The server keeps track of all that so that you don't have to.
 
The use case is what if not all of the tapes are in the library? How do you know which ones to load? Are you going to load all of them for that file space if only one or two are required to restore some of the files under there? Or what if some of the on-site copies were unreadable or lost, and you had to go off site? How are you going to know which of those volumes to return?

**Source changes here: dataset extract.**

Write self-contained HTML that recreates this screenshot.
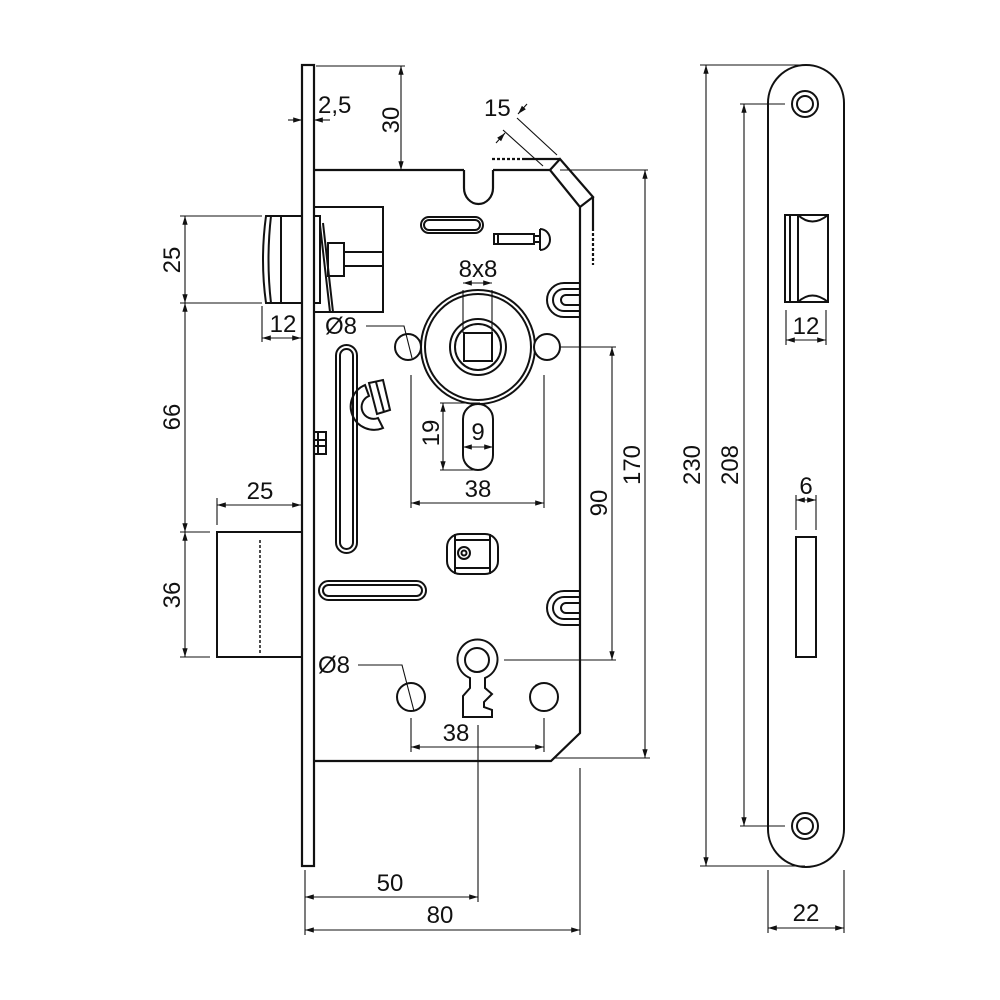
<!DOCTYPE html>
<html><head><meta charset="utf-8"><style>
html,body{margin:0;padding:0;background:#fff}
svg{display:block}
text{font-family:"Liberation Sans",sans-serif;font-size:24px;fill:#111}
</style></head><body>
<svg width="1000" height="1000" viewBox="0 0 1000 1000" xmlns="http://www.w3.org/2000/svg">
<defs>
<marker id="a" viewBox="0 0 10 10" refX="10" refY="5" markerWidth="8" markerHeight="8" orient="auto-start-reverse"><path d="M0,2 L10,5 L0,8 z" fill="#111"/></marker>
</defs>
<g fill="none" stroke="#111" stroke-width="2.2">
<rect x="302" y="65" width="12" height="801"/>
<path d="M314,170 H464 M493,170 H550 L580,207 V733 L551,761 H314"/>
<path d="M464,170 V188 A14.5,16 0 0 0 493,188 V170"/>
<path d="M550,170 L560,159 L593,197 L580,207"/>
<path d="M525,159 H560" />
<path d="M593,197 V228"/>
</g>
<g fill="none" stroke="#111" stroke-width="2.2" stroke-dasharray="3,2">
<path d="M492,159 H525"/>
<path d="M593,228 V265"/>
<path d="M260,540 V655" stroke-width="1.5"/>
</g>
<g fill="none" stroke="#111" stroke-width="2">
<path d="M302,216 H266 Q260,260 266,303 H302"/>
<path d="M271,216 Q266,260 271,303"/>
<path d="M281,216 V303"/>
<rect x="314" y="207" width="69" height="105"/>
<rect x="314" y="216" width="6" height="87"/>
<path d="M320,225 L330,312 M323,223 L333,312"/>
<rect x="328" y="243" width="16" height="33"/>
<rect x="344" y="252" width="39" height="14"/>
<rect x="421" y="217" width="62" height="16" rx="8"/>
<rect x="424" y="220" width="56" height="10" rx="5"/>
<rect x="494" y="234" width="40" height="10"/>
<path d="M498,234 V244"/>
<path d="M540,229 V250 M540,229 A10,10.5 0 0 1 540,250"/>
<path d="M534,236 H540 M534,242 H540"/>
<circle cx="478" cy="347" r="57"/>
<circle cx="478" cy="347" r="53"/>
<circle cx="478" cy="347" r="28"/>
<circle cx="478" cy="347" r="23"/>
<rect x="464" y="333" width="28" height="28"/>
<circle cx="408" cy="347" r="13" fill="#fff"/>
<circle cx="547" cy="347" r="13" fill="#fff"/>
<rect x="463" y="404" width="30" height="66" rx="15"/>
<path d="M580,283 H564 A17,17 0 0 0 564,317 H580"/>
<path d="M580,289 H564 A11,11 0 0 0 564,311 H580"/>
<path d="M580,295 H566 A5,5 0 0 0 566,305 H580"/>
<path d="M580,591 H564 A17,17 0 0 0 564,625 H580"/>
<path d="M580,597 H564 A11,11 0 0 0 564,619 H580"/>
<path d="M580,603 H566 A5,5 0 0 0 566,613 H580"/>
<rect x="336" y="345" width="21" height="208" rx="10.5"/>
<rect x="340" y="349" width="13" height="200" rx="6.5"/>
<path d="M365,385 A21,21 0 0 0 383,428 L378,418 A11,11 0 0 1 369,396 Z"/>
<path d="M369,383 L383,380 L390,410 L377,414 Z"/>
<path d="M376,382 L384,412"/>
<rect x="314" y="432" width="12" height="22"/>
<path d="M318,432 V454 M314,440 H326 M314,446 H326"/>
<rect x="447" y="534" width="51" height="40" rx="13"/>
<path d="M455,534 V574 M490,534 V574 M455,540 H490 M455,568 H490"/>
<circle cx="464" cy="553" r="6"/>
<circle cx="464" cy="553" r="2.5"/>
<rect x="319" y="581" width="107" height="19" rx="9.5"/>
<rect x="323" y="585" width="99" height="11" rx="5.5"/>
<path d="M470,678 A20,20 0 1 1 485,678 V688 L492,694 L484,702 V707 L492,710 V717 H463 V696 L470,688 Z"/>
<circle cx="477" cy="660" r="12"/>
<circle cx="411" cy="697" r="14"/>
<circle cx="544" cy="697" r="14"/>
<rect x="217" y="532" width="85" height="125"/>
<path d="M768,103 A38,38 0 0 1 844,103 V829 A38,38 0 0 1 768,829 Z"/>
<circle cx="805" cy="104" r="13"/>
<circle cx="805" cy="104" r="8"/>
<circle cx="805" cy="826" r="13"/>
<circle cx="805" cy="826" r="8"/>
<path d="M785,215 H828 V302 H785 Z"/>
<path d="M790,215 V302 M798,215 V302 M798,215 Q812,228 828,215 M798,302 Q812,289 828,302"/>
<rect x="796" y="537" width="20" height="120"/>
</g>
<g fill="none" stroke="#111" stroke-width="1.1">
<path d="M316,66 H405"/>
<path d="M288,120 H302" marker-end="url(#a)"/><path d="M330,120 H314" marker-end="url(#a)"/>
<path d="M401,66 V170" marker-start="url(#a)" marker-end="url(#a)"/>
<path d="M557,155 L517,118"/>
<path d="M543,166 L503,130"/>
<path d="M527,104 L518,114" marker-end="url(#a)"/>
<path d="M496,143 L505,133" marker-end="url(#a)"/>
<path d="M560,170 H648"/>
<path d="M180,216 H262 M180,303 H262"/>
<path d="M185,216 V303" marker-start="url(#a)" marker-end="url(#a)"/>
<path d="M262,306 V342"/>
<path d="M262,338 H301" marker-start="url(#a)" marker-end="url(#a)"/>
<path d="M185,303 V532" marker-start="url(#a)" marker-end="url(#a)"/>
<path d="M180,532 H210 M180,657 H210"/>
<path d="M185,532 V657" marker-start="url(#a)" marker-end="url(#a)"/>
<path d="M217,498 V525"/>
<path d="M217,505 H301" marker-start="url(#a)" marker-end="url(#a)"/>
<path d="M463,290 V333 M492,290 V333"/>
<path d="M463,283 H492" marker-start="url(#a)" marker-end="url(#a)"/>
<path d="M366,326 H404 L412,358"/>
<path d="M440,403 H480 M440,470 H480"/>
<path d="M443,403 V470" marker-start="url(#a)" marker-end="url(#a)"/>
<path d="M463,447 H493" marker-start="url(#a)" marker-end="url(#a)"/>
<path d="M411,375 V508 M544,375 V508"/>
<path d="M411,503 H544" marker-start="url(#a)" marker-end="url(#a)"/>
<path d="M561,347 H616 M504,660 H616"/>
<path d="M612,347 V660" marker-start="url(#a)" marker-end="url(#a)"/>
<path d="M555,758 H650"/>
<path d="M645,170 V758" marker-start="url(#a)" marker-end="url(#a)"/>
<path d="M358,665 H402 L414,711"/>
<path d="M411,718 V752 M544,718 V752"/>
<path d="M411,747 H544" marker-start="url(#a)" marker-end="url(#a)"/>
<path d="M478,725 V902 M305,870 V935 M580,768 V935"/>
<path d="M305,897 H478" marker-start="url(#a)" marker-end="url(#a)"/>
<path d="M305,930 H580" marker-start="url(#a)" marker-end="url(#a)"/>
<path d="M700,65 H805 M700,866 H805"/>
<path d="M706,65 V866" marker-start="url(#a)" marker-end="url(#a)"/>
<path d="M740,104 H785 M740,826 H785"/>
<path d="M744,104 V826" marker-start="url(#a)" marker-end="url(#a)"/>
<path d="M786,310 V345 M826,310 V345"/>
<path d="M786,340 H826" marker-start="url(#a)" marker-end="url(#a)"/>
<path d="M796,495 V530 M816,495 V530"/>
<path d="M796,500 H816" marker-start="url(#a)" marker-end="url(#a)"/>
<path d="M768,870 V933 M844,870 V933"/>
<path d="M768,928 H844" marker-start="url(#a)" marker-end="url(#a)"/>
</g>
<g>
<text x="318" y="113">2,5</text>
<text transform="translate(399,120) rotate(-90)" text-anchor="middle">30</text>
<text x="484" y="116">15</text>
<text transform="translate(180,260) rotate(-90)" text-anchor="middle">25</text>
<text x="283" y="332" text-anchor="middle">12</text>
<text transform="translate(180,417) rotate(-90)" text-anchor="middle">66</text>
<text transform="translate(180,595) rotate(-90)" text-anchor="middle">36</text>
<text x="260" y="499" text-anchor="middle">25</text>
<text x="478" y="277" text-anchor="middle">8x8</text>
<text x="325" y="334">Ø8</text>
<text transform="translate(439,433) rotate(-90)" text-anchor="middle">19</text>
<text x="478" y="440" text-anchor="middle">9</text>
<text x="478" y="497" text-anchor="middle">38</text>
<text transform="translate(607,503) rotate(-90)" text-anchor="middle">90</text>
<text transform="translate(640,465) rotate(-90)" text-anchor="middle">170</text>
<text x="318" y="673">Ø8</text>
<text x="456" y="741" text-anchor="middle">38</text>
<text x="390" y="891" text-anchor="middle">50</text>
<text x="440" y="923" text-anchor="middle">80</text>
<text transform="translate(700,465) rotate(-90)" text-anchor="middle">230</text>
<text transform="translate(738,465) rotate(-90)" text-anchor="middle">208</text>
<text x="806" y="334" text-anchor="middle">12</text>
<text x="806" y="494" text-anchor="middle">6</text>
<text x="806" y="921" text-anchor="middle">22</text>
</g>
</svg>
</body></html>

This actually happened the other day. I had to recover 5 files, but not all of the tapes were nearline. Since there were so few files, I was able to track down the actual tapes that they lived on using the three-step method (https://adsm.org/forum/index.php?threads/helpfull-tsm-select-statements.24120/#post-126285) to determine which tape a file lives on. Turns out, of the 10 plus tapes for the file space, only two were needed. File 1 of 5 was on tape 1, and files 2-5 were on tape 2. But if I'd had to restore a lot more than just 5 files, I guess I would have just asked for all of them to be loaded or simply waited to see what the activity log reported after starting the restore?

Is there some way to run the restore in an informational mode wherein it will report this to you without attempting a restore?
 
Is there some way to run the restore in an informational mode wherein it will report this to you without attempting a restore?
I don't know of another way.


The use case is what if not all of the tapes are in the library?
Spectrum Protect is designed to work best when all the tapes from the primary pools are checked in the library. Otherwise, client restores will fail as you discovered, and other processes like reclamation cannot reclaim the tapes either.


Or what if some of the on-site copies were unreadable or lost, and you had to go off site?
You audit volume stgpool=primarypool, then to a restore stgpool preview=yes, this will give you the list of offsite tapes needed to restore the primary pool, then you do a restore stgpool without the previous once the offsite tapes are checked in.
 
I don't know of another way.
Okay, If I ever find it, I'll post it here. There's probably some obscure way to wrest this information out of it. Seems it tracks everything under the sun.

Spectrum Protect is designed to work best when all the tapes from the primary pools are checked in the library. Otherwise, client restores will fail as you discovered, and other processes like reclamation cannot reclaim the tapes either.
Good point. We're low on storage slots at this time so some tapes have had to be shelved. There is no reclamation done on that storage pool, though, so TSM isn't going to request them unless a restore is done.

You audit volume stgpool=primarypool, then to a restore stgpool preview=yes, this will give you the list of offsite tapes needed to restore the primary pool, then you do a restore stgpool without the previous once the offsite tapes are checked in.

I was thinking of a case where you needed to restore some files really quickly, and you didn't have time to rebuild the onsite tapes until a little later. Knowing which tapes to bring back would be handy.